Player A has a winning strategy, and furthermore, it is a winning strategy simply to play the smallest available number. 

I assume $k$ is fixed, and I claim that we can replace $5$ with any number for the winning condition. So consider the game $G_{n,k}$ in which player A plays one integer each turn and player B plays $k$ integers each turn, with all of them distinct; player A wins when there is a length $n$ arithmetic sequence amongst her numbers.

This game is open for player A, since every win happens at a finite stage of play if at all. So it is determined by the Gale Stewart theorem. 

But in fact, we don't need that, since we can describe explicitly a winning strategy for player A: let her simply play the smallest available integer. In any infinite play of the game, it follows that every integer will be played, and the set played by A will have proportion at least $1/(k+1)$ in any initial segment. Thus, the set played by A will have positive density. It follows by [Szemerédi's theorem](https://en.wikipedia.org/wiki/Szemer%C3%A9di%27s_theorem) that the set played by A must contain arbitrarily long arithmetic progressions.
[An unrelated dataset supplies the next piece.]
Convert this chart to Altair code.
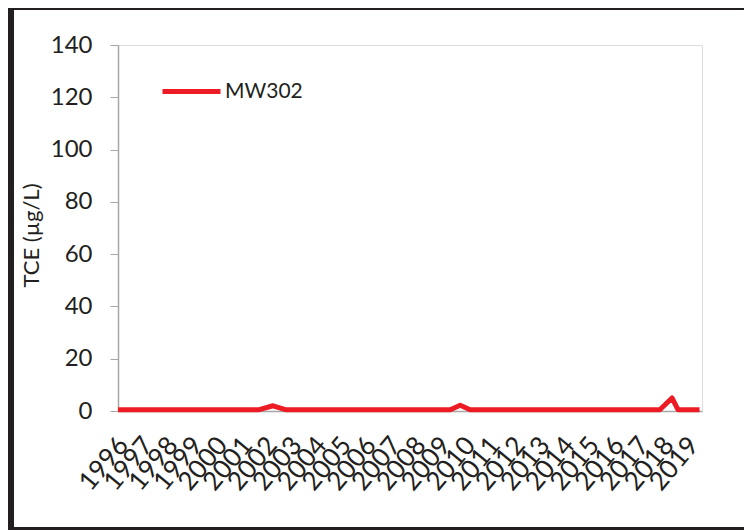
import altair as alt
import pandas as pd

# Sample points (fractional year, TCE in µg/L)
years = [1996.0, 2001.7, 2002.25, 2002.75, 2009.4, 2009.8, 2010.2, 2017.85, 2018.34, 2018.58, 2019.45]
tce = [0.5, 0.5, 2.0, 0.5, 0.5, 2.2, 0.5, 0.5, 5.0, 0.5, 0.5]
series = ["MW302"] * len(years)
tick_years = list(range(1996, 2020))
y_ticks = [0, 20, 40, 60, 80, 100, 120, 140]

df = pd.DataFrame({"year": years, "tce": tce, "well": series})

FONT = "Lato"
TXT = "#231F20"
GRAY = "#A6A6A6"
FRAME = "#231F20"

line = alt.Chart(df).mark_line(strokeWidth=5, strokeCap="butt", strokeJoin="round").encode(
    x=alt.X("year:Q",
            scale=alt.Scale(domain=[1996, 2019.55], nice=False, zero=False),
            axis=alt.Axis(values=tick_years, format="d", labelAngle=-50, labelAlign="right",
                          labelBaseline="top", labelPadding=21, labelOffset=-5,
                          labelFontSize=26, labelFont=FONT, labelColor=TXT,
                          ticks=False, domainColor=GRAY, domainWidth=1.5,
                          grid=False, title=None, labelOverlap=False, labelFlush=False)),
    y=alt.Y("tce:Q",
            scale=alt.Scale(domain=[0, 140], nice=False),
            axis=alt.Axis(values=y_ticks, labelFontSize=24, labelFont=FONT, labelColor=TXT,
                          tickSize=8, tickColor=GRAY, domainColor=GRAY, domainWidth=1.5,
                          labelPadding=18, grid=False,
                          title="TCE (µg/L)", titleFont=FONT, titleFontSize=22,
                          titleFontWeight="normal", titleColor=TXT, titlePadding=7,
                          titleY=190)),
    color=alt.Color("well:N", scale=alt.Scale(range=["#ED1C24"]),
                    legend=alt.Legend(orient="none", legendX=42, legendY=15, title=None,
                                      symbolType="stroke", symbolSize=3364, symbolStrokeWidth=5,
                                      labelFont=FONT, labelFontSize=21, labelColor=TXT,
                                      labelOffset=2, padding=0)),
)

edge_df = pd.DataFrame({"k": [0]})
top_edge = alt.Chart(edge_df).mark_rule(stroke=FRAME, strokeWidth=6).encode(
    x=alt.value(-110), x2=alt.value(700), y=alt.value(-38)
)
left_edge = alt.Chart(edge_df).mark_rule(stroke=FRAME, strokeWidth=6).encode(
    x=alt.value(-107), y=alt.value(-41), y2=alt.value(490)
)
bottom_edge = alt.Chart(edge_df).mark_rule(stroke=FRAME, strokeWidth=6).encode(
    x=alt.value(-110), x2=alt.value(700), y=alt.value(485)
)

chart = alt.layer(line, top_edge, left_edge, bottom_edge).properties(
    width=584, height=366,
    autosize=alt.AutoSizeParams(type="none"),
    padding={"left": 110, "top": 37, "right": 42, "bottom": 119},
).configure_view(stroke=None).configure(background="white")

chart.save("out.html", embed_options={"renderer": "svg", "actions": False})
So player A will have won at some stage.

The argument shows that one can consider an infinite version of the game, where player A must play a set with arbitrarily long arithmetic progressions. 

But one cannot insist on an infinite arithmetic progression, since there are only countably many such progressions, and player B can diagonalize against them, even when $k=1$, by playing so as to block the $n^{th}$ such infinite sequence on his $n^{th}$ move. So player B wins the version of the game where A must produce a set covering an infinite arithmetic progression.

Lastly, let me add that if $k$ is not fixed, so that player B is free to play an arbitrary finite set on each move, then player B can easily win by playing all the available numbers up to twice the current largest value played. This prevents any further number played by A of forming an arithmetic progression even of length 3.